Although Blanchett’s character gets the title billing, the movie is really Therese’s story — the journey of a young woman who thought she had started to get a handle on her life, only to be forced to question everything she knows after experiencing the thrill of true love.

Carol is expected to rack up several nominations when Academy voters announce their choices for the 2016 Oscars in January — for acting, of course, but also cinematography, costuming and art direction. A big part of the film’s appeal is how Haynes manages to transport the viewer back in time without relying on the usual tricks of vintage pop songs on the soundtrack and slang from the era.

Even Mara admits she was surprised the first time she saw the finished product.
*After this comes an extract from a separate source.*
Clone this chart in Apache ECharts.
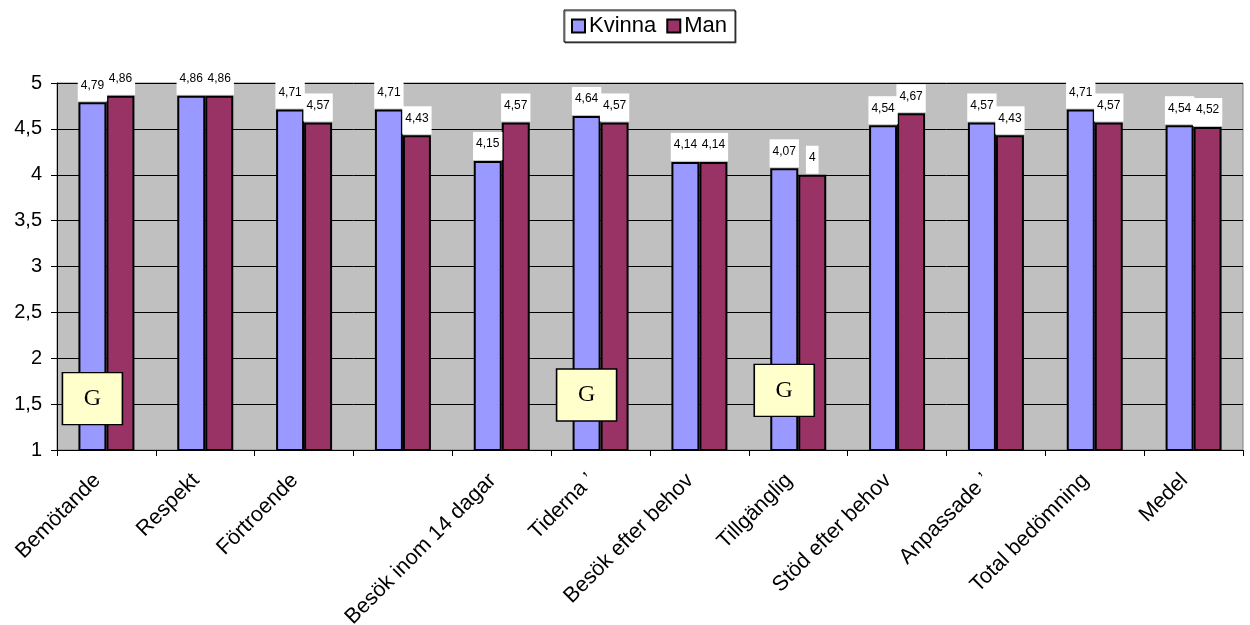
<!DOCTYPE html>
<html>
<head>
<meta charset="utf-8">
<script src="https://cdn.jsdelivr.net/npm/echarts@6/dist/echarts.min.js"></script>
<style>
  html, body { margin: 0; padding: 0; background: #fff; }
  #chart { width: 1250px; height: 625px; }
</style>
</head>
<body>
<div id="chart"></div>
<script>
// Survey scores per question, split by gender (the fourth question has no readable name)
const categories = ['Bemötande', 'Respekt', 'Förtroende', '', 'Besök inom 14 dagar', 'Tiderna \u2019',
  'Besök efter behov', 'Tillgänglig', 'Stöd efter behov', 'Anpassade \u2019',
  'Total bedömning', 'Medel'];
const kvinna = [4.79, 4.86, 4.71, 4.71, 4.15, 4.64, 4.14, 4.07, 4.54, 4.57, 4.71, 4.54];
const man    = [4.86, 4.86, 4.57, 4.43, 4.57, 4.57, 4.14, 4.00, 4.67, 4.43, 4.57, 4.52];
// Significance markers "G": [category index, vertical position on the value axis]
const markers = [[0, 1.56], [5, 1.6], [7, 1.65]];
const yTicks = { min: 1, max: 5, interval: 0.5 };

const FONT = 'Arial, "Liberation Sans", sans-serif';
const comma = v => String(v).replace('.', ',');

const valueLabel = {
  show: true,
  position: 'top',
  distance: 1,
  color: '#000',
  fontFamily: FONT,
  fontSize: 12,
  backgroundColor: '#fff',
  padding: [6, 3, 10, 3],
  formatter: p => comma(p.value)
};

const chart = echarts.init(document.getElementById('chart'));
chart.setOption({
  animation: false,
  legend: {
    top: 10,
    left: 564,
    icon: 'rect',
    itemWidth: 13,
    itemHeight: 13,
    itemGap: 10,
    padding: [5, 8, 5, 7],
    borderColor: '#000',
    borderWidth: 1,
    backgroundColor: '#fff',
    shadowColor: 'rgba(0,0,0,0.5)',
    shadowOffsetX: 1,
    shadowOffsetY: 1,
    textStyle: { fontFamily: FONT, fontSize: 22, color: '#000', padding: [0, 0, 0, -1] },
    data: [
      { name: 'Kvinna', itemStyle: { color: '#9999FF', borderColor: '#000', borderWidth: 2 } },
      { name: 'Man', itemStyle: { color: '#993366', borderColor: '#000', borderWidth: 2 } }
    ]
  },
  grid: {
    left: 57, right: 7, top: 83, bottom: 175,
    outerBoundsMode: 'none',
    containLabel: false,
    show: true, backgroundColor: '#C0C0C0', borderColor: '#808080', borderWidth: 1
  },
  xAxis: {
    type: 'category',
    data: categories,
    axisLine: { lineStyle: { color: '#000', width: 1 } },
    axisTick: { show: true, length: 6, lineStyle: { color: '#000' } },
    axisLabel: {
      interval: 0,
      rotate: 45,
      margin: 18,
      padding: [0, 13, 0, 0],
      fontFamily: FONT,
      fontSize: 21.5,
      color: '#000'
    }
  },
  yAxis: {
    type: 'value',
    min: yTicks.min, max: yTicks.max, interval: yTicks.interval,
    axisLine: { show: true, lineStyle: { color: '#000' } },
    axisTick: { show: true, length: 6, lineStyle: { color: '#000' } },
    splitLine: { lineStyle: { color: '#000', width: 1 } },
    axisLabel: {
      margin: 15,
      fontFamily: FONT,
      fontSize: 20,
      color: '#000',
      formatter: v => comma(v)
    }
  },
  series: [
    {
      name: 'Kvinna',
      type: 'bar',
      barWidth: 28,
      barGap: '0%',
      data: kvinna,
      itemStyle: { color: '#9999FF', borderColor: '#000', borderWidth: 2 },
      label: valueLabel,
      markPoint: {
        symbol: 'rect',
        symbolSize: [60, 52],
        itemStyle: { color: '#FFFFCC', borderColor: '#000', borderWidth: 1.5 },
        label: {
          show: true,
          formatter: 'G',
          color: '#000',
          fontFamily: '"Liberation Serif", "DejaVu Serif", serif',
          fontSize: 24
        },
        data: markers.map(m => ({ coord: [m[0], m[1]], value: 'G' }))
      }
    },
    {
      name: 'Man',
      type: 'bar',
      barWidth: 28,
      data: man,
      itemStyle: { color: '#993366', borderColor: '#000', borderWidth: 2 },
      label: valueLabel
    }
  ]
});
</script>
</body>
</html>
“I’m a huge fan of all of Todd’s movies, so I always knew this would make a beautiful film,” she says. “But I had no idea exactly just how beautiful it would look and how well he would capture the feeling of falling in love. Todd is very collaborative and open. He’s also extremely prepared and does a ton of research. He creates this space where you can try anything without worrying about looking foolish or being embarrassed. And working with Cate was a dream come true. It was a little intimidating before I got to set. But once we started, I couldn’t have been more excited.”